Looking at my Map of Orienteering Events, there certainly are some interesting patterns - the icons show events happening in the next ten weeks. The big clusters are around London, the Severn Estuary, and the Peak District. Hardly anything is going in East Anglia (possibly due to vegetation at this time of year), North Wales, or Hampshire/Dorset.
Surprisingly, very little is happening in Scotland either - considering that Scotland remains in condition until later in the summer, and that the best terrain in the UK is up here, it is odd that so little is going on. Maybe the Scots are bad at registering their events with the BOF, from which the map is largely derived? I certainly know some of the SE region clubs are, because I supplement the official listings with information gleaned from club websites - for the London area only.

Trail Challenge
Saturday 17 May 2008 by Ollie

Last Tuesday was the first Trail Challenge of 2008, organised by SLOW, in Bushy Park, one of London’s Royal Parks. I volunteered to be course planner, to get some planning and organisational experience ahead of a couple of races I will hopefully be putting on later this year. This meant I didn’t get to run, as I was out putting out controls and guarding them. However, it was a good opportunity to take some photographs on what was another warm and pleasant summer’s evening.
As is traditional for the Bushy Park race, the route included an (optional) water splash, which I was surprised to see most (~70%) of competitors taking - as it was early in the race, and not that shallow!

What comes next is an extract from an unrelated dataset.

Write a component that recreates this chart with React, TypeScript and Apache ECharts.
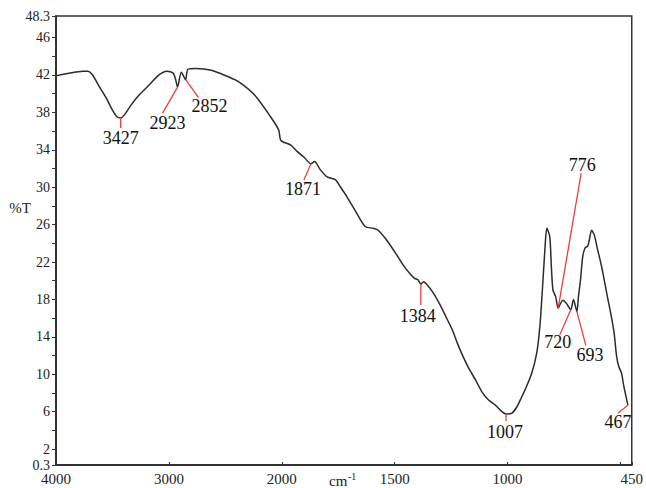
import React, { useEffect, useRef } from "react";
import * as echarts from "echarts";

// FTIR spectrum: wavenumber (cm-1) and transmittance (%T)
const WAVENUMBER = [
  4000, 3877, 3763, 3720, 3676, 3614, 3553, 3500, 3457, 3427, 3396, 3334, 3264,
  3177, 3088, 3018, 2962, 2942, 2923, 2890, 2852, 2832, 2766, 2624, 2474, 2387,
  2241, 2098, 2027, 2008, 1960, 1931, 1901, 1871, 1855, 1829, 1799, 1763, 1741,
  1712, 1668, 1631, 1595, 1573, 1536, 1492, 1463, 1434, 1412, 1397, 1384, 1372,
  1361, 1332, 1303, 1273, 1244, 1222, 1200, 1171, 1142, 1113, 1084, 1054, 1025,
  1007, 981, 959, 937, 923, 893, 871, 857, 843, 832, 826, 813, 806, 799, 787,
  776, 765, 755, 740, 720, 708, 693, 686, 677, 667, 657, 645, 638, 628, 616,
  601, 587, 572, 558, 543, 528, 517, 507, 495, 485, 467,
];
const TRANSMITTANCE = [
  41.9, 42.2, 42.4, 42.4, 42.0, 40.7, 39.5, 38.25, 37.5, 37.4, 37.7, 38.8, 39.85,
  40.9, 42.0, 42.4, 42.2, 41.6, 40.7, 42.3, 41.5, 42.6, 42.7, 42.5, 41.8, 41.3,
  39.85, 37.5, 36.1, 35.0, 34.5, 33.8, 33.2, 32.5, 32.75, 31.85, 31.1, 30.8, 30.05,
  29.0, 27.2, 25.8, 25.6, 25.4, 24.35, 22.8, 21.7, 20.8, 20.25, 20.1, 19.65, 19.9,
  19.7, 18.8, 17.6, 16.15, 14.7, 13.3, 12.05, 10.6, 9.4, 8.1, 7.25, 6.7, 6.0,
  5.75, 5.85, 6.5, 7.6, 8.3, 10.1, 12.25, 15.1, 20.1, 24.35, 25.6, 24.7, 21.5, 19.0, 18.3,
  17.05, 17.6, 17.9, 17.6, 16.9, 18.0, 16.7, 18.3, 20.1, 22.6, 23.5, 23.7, 24.35, 25.4, 24.9,
  23.3, 21.9, 20.1, 18.3, 16.5, 14.4, 11.9, 10.8, 10.1, 8.7, 6.7,
];

// Labelled absorption bands
const PEAKS = [3427, 2923, 2852, 1871, 1384, 1007, 776, 720, 693, 467];

// Axis ticks
const X_LABELS = [4000, 3000, 2000, 1500, 1000, 450];
const X_TICKS = [4000, 3000, 2000, 1500, 1000, 500, 450];
const Y_LABELS = [0.3, 2, 6, 10, 14, 18, 22, 26, 30, 34, 38, 42, 46, 48.3];
const Y_TICKS = [0.3, 2, 4, 6, 8, 10, 12, 14, 16, 18, 20, 22, 24, 26, 28, 30, 32, 34, 36, 38, 40, 42, 44, 46, 48.3];

// Leader line end and label centre, in pixels relative to the band point
const LEADER_LAYOUT: Record<number, [number, number, number, number]> = {
  3427: [0, 10, 0, 20],
  2923: [-15, 26, -10, 36],
  2852: [13, 18, 24, 26],
  1871: [-7, 16, -8, 25],
  1384: [0, 21, -3, 32],
  1007: [0, 7, -1, 18],
  776: [23, -135, 24, -143],
  720: [-11, 25, -13, 32],
  693: [9, 34, 13, 43],
  467: [-10, 8, -10, 17],
};

// The instrument plots 4000-2000 cm-1 at half the scale of 2000-450 cm-1
const toAxis = (w: number) => (w > 2000 ? 2000 + (w - 2000) / 2 : w);
const fromAxis = (t: number) => (t > 2000 ? 2000 + 2 * (t - 2000) : t);

const SERIF = '"Liberation Serif", "Times New Roman", serif';

export default function App() {
  const ref = useRef<HTMLDivElement>(null);

  useEffect(() => {
    document.body.style.margin = "0";
    if (!ref.current) return;
    const chart = echarts.init(ref.current, undefined, { renderer: "svg" });

    const lineData = WAVENUMBER.map((w, i) => [toAxis(w), TRANSMITTANCE[i]]);
    const peakData = PEAKS.map((w) => [toAxis(w), TRANSMITTANCE[WAVENUMBER.indexOf(w)]]);

    chart.setOption({
      animation: false,
      backgroundColor: "#ffffff",
      grid: {
        left: 56,
        right: 8,
        top: 16,
        bottom: 23,
        show: true,
        borderColor: "#333",
        borderWidth: 1.5,
        backgroundColor: "transparent",
      },
      xAxis: {
        type: "value",
        inverse: true,
        min: 450,
        max: 3000,
        axisLine: { show: true, lineStyle: { color: "#222", width: 1.5 } },
        axisTick: {
          show: true,
          inside: true,
          length: 3,
          customValues: X_TICKS.map(toAxis),
          lineStyle: { color: "#333" },
        },
        axisLabel: {
          customValues: X_LABELS.map(toAxis),
          formatter: (t: number) => String(Math.round(fromAxis(t))),
          color: "#222",
          fontFamily: SERIF,
          fontSize: 15,
          lineHeight: 13,
          margin: 7,
          showMinLabel: true,
          showMaxLabel: true,
        },
        splitLine: { show: false },
      },
      yAxis: {
        type: "value",
        min: 0.3,
        max: 48.3,
        axisLine: { show: true, lineStyle: { color: "#222", width: 1.5 } },
        axisTick: {
          show: true,
          length: 4,
          customValues: Y_TICKS,
          lineStyle: { color: "#333" },
        },
        axisLabel: {
          customValues: Y_LABELS,
          color: "#222",
          fontFamily: SERIF,
          fontSize: 14,
          lineHeight: 11,
          margin: 6,
          showMinLabel: true,
          showMaxLabel: true,
        },
        splitLine: { show: false },
      },
      graphic: [
        {
          type: "text",
          x: 20,
          y: 208,
          style: {
            text: "%T",
            fill: "#222",
            fontFamily: SERIF,
            fontSize: 15,
            align: "center",
            verticalAlign: "middle",
          },
        },
        {
          type: "text",
          x: 329,
          y: 481,
          style: {
            text: "cm",
            fill: "#222",
            fontFamily: SERIF,
            fontSize: 15,
            align: "left",
            verticalAlign: "middle",
          },
        },
        {
          type: "text",
          x: 348,
          y: 476,
          style: {
            text: "-1",
            fill: "#222",
            fontFamily: SERIF,
            fontSize: 10,
            align: "left",
            verticalAlign: "middle",
          },
        },
      ],
      series: [
        {
          type: "line",
          data: lineData,
          showSymbol: false,
          smooth: 0.25,
          lineStyle: { color: "#2b2b2b", width: 1.5 },
          z: 2,
        },
        {
          type: "custom",
          coordinateSystem: "cartesian2d",
          data: peakData,
          z: 3,
          renderItem: (params: any, api: any) => {
            const w = PEAKS[params.dataIndex];
            const [x, y] = api.coord([api.value(0), api.value(1)]);
            const [ex, ey, lx, ly] = LEADER_LAYOUT[w];
            return {
              type: "group",
              children: [
                {
                  type: "line",
                  shape: { x1: x, y1: y, x2: x + ex, y2: y + ey },
                  style: { stroke: "#f03c3c", lineWidth: 1.3 },
                },
                {
                  type: "text",
                  x: x + lx,
                  y: y + ly,
                  style: {
                    text: String(w),
                    fill: "#111",
                    fontFamily: SERIF,
                    fontSize: 18,
                    align: "center",
                    verticalAlign: "middle",
                  },
                },
              ],
            };
          },
        },
      ],
    });

    return () => chart.dispose();
  }, []);

  return <div ref={ref} style={{ width: 646, height: 488 }} />;
}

The first control was also quite a spectator friendly one - beside the Duck Pond. The local residents (i.e. the aforementioned ducks) weren’t too happy with the crowd of runners suddenly appearing, and noisily reclaimed their spot once the racers had moved on. The park was, as usual, brimming with wildlife, with several large herds of deer providing an unmarked obstacle. I also spotted a few regal swans and a large heron.